I’m running into some snags in my efforts to create and combine vectorstores from different data sources. (I found some interesting insight for part of my problem from Roberto Cadili’s answer here on using multiple vectorstore to tool nodes to leverage different metadata: Seeking Guidance on Expanding KNIME AI Chatbot Demo to Include Multiple Data Columns in FAISS Vector Store - #3 by roberto_cadili)
However, my question has more to do with the rules in KNIME for combining diverse vectorstores, and whether that is even possible. I could be misunderstanding best practice in using these nodes for this situation.
A hypothetical workflow:
I want to create a RAG that includes two data sources: pubmed and orphanet.
I embed pubmed abstract text using the FAISS Vector Store Creator node, with PMID as the metadata. I save this as a pubmed.model file.
I also embed disease description text from Orphanet using the FAISS Vector Store Creator node, with Orphacode as the metadata. I save this as orphanet.model file.
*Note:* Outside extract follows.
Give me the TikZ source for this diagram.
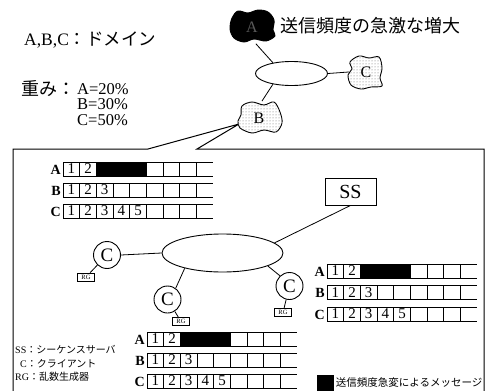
\documentclass[tikz,border=0pt]{standalone}
\usepackage{fontspec}
\setmainfont{Liberation Serif}
\newfontfamily\jp{Noto Sans CJK JP}
\usetikzlibrary{shapes.geometric,patterns,positioning}

\tikzset{
  txt/.style={inner sep=0pt},
  dom/.style={circle,minimum size=34pt,inner sep=0pt,font=\fontsize{16}{16}\selectfont},
  blob/.style={line width=0.9pt,fill=white,postaction={pattern=dots,pattern color=black!60}},
  net/.style={ellipse,draw,line width=0.9pt,inner sep=0pt},
  client/.style={circle,draw,line width=0.9pt,minimum size=27pt,inner sep=0pt,font=\fontsize{19}{19}\selectfont},
  rgbox/.style={draw,line width=0.7pt,inner sep=0.8pt,minimum width=17pt,minimum height=8pt,font=\fontsize{6.5}{6.5}\selectfont},
  qlabel/.style={anchor=east,inner sep=0pt,font=\bfseries\fontsize{14}{14}\selectfont},
  num/.style={inner sep=0pt,font=\fontsize{15}{15}\selectfont},
  qline/.style={line width=0.8pt},
  link/.style={line width=0.8pt},
}

\begin{document}
\begin{tikzpicture}[x=1pt,y=-1pt]
      \useasboundingbox (0,0) rectangle (488,391);
      % legend, top left
      \node[txt,anchor=west,font=\fontsize{17.5}{17.5}\selectfont] (dlabel) at (24,40) {A,B,C\jp ：ドメイン};
      \node[txt,anchor=base west,font=\fontsize{18}{18}\selectfont\jp] (wlabel) at (21,95) {重み：};
      \node[txt,anchor=north west,align=left,font=\fontsize{16.5}{15.2}\selectfont] (weights) at (77,83.5) {A=20\%\\B=30\%\\C=50\%};
      \node[txt,anchor=west,font=\fontsize{18}{18}\selectfont\jp] (burst) at (280,26) {送信頻度の急激な増大};

      % callout box
      \coordinate (tip) at (239,124);
      \draw[line width=1pt] (13,392) -- (13,149) -- (148,149) -- (tip) -- (197,149) -- (484,149) -- (484,392);

      % domains
      \begin{scope}[shift={(252,26)}]
        \filldraw[line width=0.9pt] plot[smooth cycle,tension=0.55] coordinates {(-20,-8) (-14,-15) (-4,-13) (6,-16) (16,-14) (22,-6) (21,4) (23,10) (14,15) (2,13) (-8,16) (-18,12) (-22,3)};
      \end{scope}
      \begin{scope}[shift={(365,72)}]
        \draw[blob] plot[smooth cycle,tension=0.55] coordinates {(-15,-10) (-6,-16) (4,-14) (14,-15) (17,-4) (15,6) (17,14) (6,15) (-4,17) (-14,13) (-17,3) (-13,-3)};
      \end{scope}
      \begin{scope}[shift={(260,118)}]
        \draw[blob] plot[smooth cycle,tension=0.55] coordinates {(-18,-12) (-8,-16) (4,-13) (14,-16) (20,-6) (22,5) (16,14) (4,12) (-8,15) (-20,10) (-22,3) (-19,-3)};
      \end{scope}
      \node[dom,text=black!65] (dA) at (252,27) {A};
      \node[dom] (dC) at (366,72) {C};
      \node[dom] (dB) at (259,118) {B};
      \node[net,minimum width=72pt,minimum height=24pt] (wan) at (291.5,73.5) {};
      \draw[link] (dA.283) -- (wan.150);
      \draw[link] (wan.east) -- (dC.west);
      \draw[link] (wan.210) -- (dB.80);

      % network inside domain B
      \node[net,minimum width=121pt,minimum height=38pt] (lan) at (222.5,253) {};
      \node[draw,line width=0.9pt,minimum width=51pt,minimum height=27pt,inner sep=0pt,font=\fontsize{20}{20}\selectfont] (ss) at (350.5,191.5) {SS};
      \node[client] (c1) at (107,255) {C};
      \node[client] (c2) at (167.5,299.5) {C};
      \node[client] (c3) at (289.5,286) {C};
      \node[rgbox] (rg1) at (86,277) {RG};
      \node[rgbox] (rg2) at (181,321.5) {RG};
      \node[rgbox] (rg3) at (283,312.5) {RG};
      \draw[link] (ss.south) -- (lan.11);
      \draw[link] (c1.east) -- (lan.west);
      \draw[link] (lan.202) -- (c2.54);
      \draw[link] (lan.-16) -- (c3.133);
      \draw[link] (c1) -- (rg1);
      \draw[link] (c2) -- (rg2);
      \draw[link] (c3) -- (rg3);

      % message queues
      \begin{scope}[shift={(63,162)}]
        \fill (33.33,0) rectangle (83.33,14);
        \foreach \r/\m [count=\i from 0] in {A/2,B/3,C/5} {
          \node[qlabel] (qa\r) at (-2,21*\i+7.5) {\r};
          \draw[qline] (0,21*\i) -- ++(150,0) (0,21*\i+14) -- ++(150,0);
          \foreach \k in {0,...,8} \draw[qline] (16.67*\k,21*\i) -- ++(0,14);
          \foreach \k in {1,...,\m} \node[num] (qa\r\k) at (16.67*\k-8.33,21*\i+7) {\k};
        }
      \end{scope}
      \begin{scope}[shift={(327,264)}]
        \fill (33.33,0) rectangle (83.33,14);
        \foreach \r/\m [count=\i from 0] in {A/2,B/3,C/5} {
          \node[qlabel] (qb\r) at (-2,21.5*\i+7.5) {\r};
          \draw[qline] (0,21.5*\i) -- ++(150,0) (0,21.5*\i+14) -- ++(150,0);
          \foreach \k in {0,...,8} \draw[qline] (16.67*\k,21.5*\i) -- ++(0,14);
          \foreach \k in {1,...,\m} \node[num] (qb\r\k) at (16.67*\k-8.33,21.5*\i+7) {\k};
        }
      \end{scope}
      \begin{scope}[shift={(147,332)}]
        \fill (33.33,0) rectangle (83.33,14);
        \foreach \r/\m [count=\i from 0] in {A/2,B/3,C/5} {
          \node[qlabel] (qc\r) at (-2,21*\i+7.5) {\r};
          \draw[qline] (0,21*\i) -- ++(150,0) (0,21*\i+14) -- ++(150,0);
          \foreach \k in {0,...,8} \draw[qline] (16.67*\k,21*\i) -- ++(0,14);
          \foreach \k in {1,...,\m} \node[num] (qc\r\k) at (16.67*\k-8.33,21*\i+7) {\k};
        }
      \end{scope}

      % legends, bottom
      \node[txt,anchor=west,font=\fontsize{10}{10}\selectfont] (lss) at (15,350) {SS\jp ：シーケンスサーバ};
      \node[txt,anchor=west,font=\fontsize{10}{10}\selectfont] (lc) at (20,364) {C\jp ：クライアント};
      \node[txt,anchor=west,font=\fontsize{10}{10}\selectfont] (lrg) at (15,377) {RG\jp ：乱数生成器};
      \node[fill,minimum width=17pt,minimum height=17pt,inner sep=0pt] (key) at (325,383) {};
      \node[txt,right=2pt of key,font=\fontsize{10.5}{10.5}\selectfont\jp] (keytext) {送信頻度急変によるメッセージ};
    \end{tikzpicture}
\end{document}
Each model is read and fed into a different Vectorstore to Tool node, each one have a unique description of the tool and its purpose.
Question: Can these be concatenated into a single tool, if they possess different metadata?
I suspect not, based on my experience.
Is the correct solution to 1) combine the two data sources into tables that harmonize IDs in a single column, have a second column SOURCE that is metadata specifying where the record came from (levels = pubmed, orphanet), and finally a column TEXT containing the text from each source and then 2) embed?
Or is the solution to deal with distinct vectorstores sequentially, then bringing two separate responses back together in a next context, and have the LLM think about how best to integrate the two?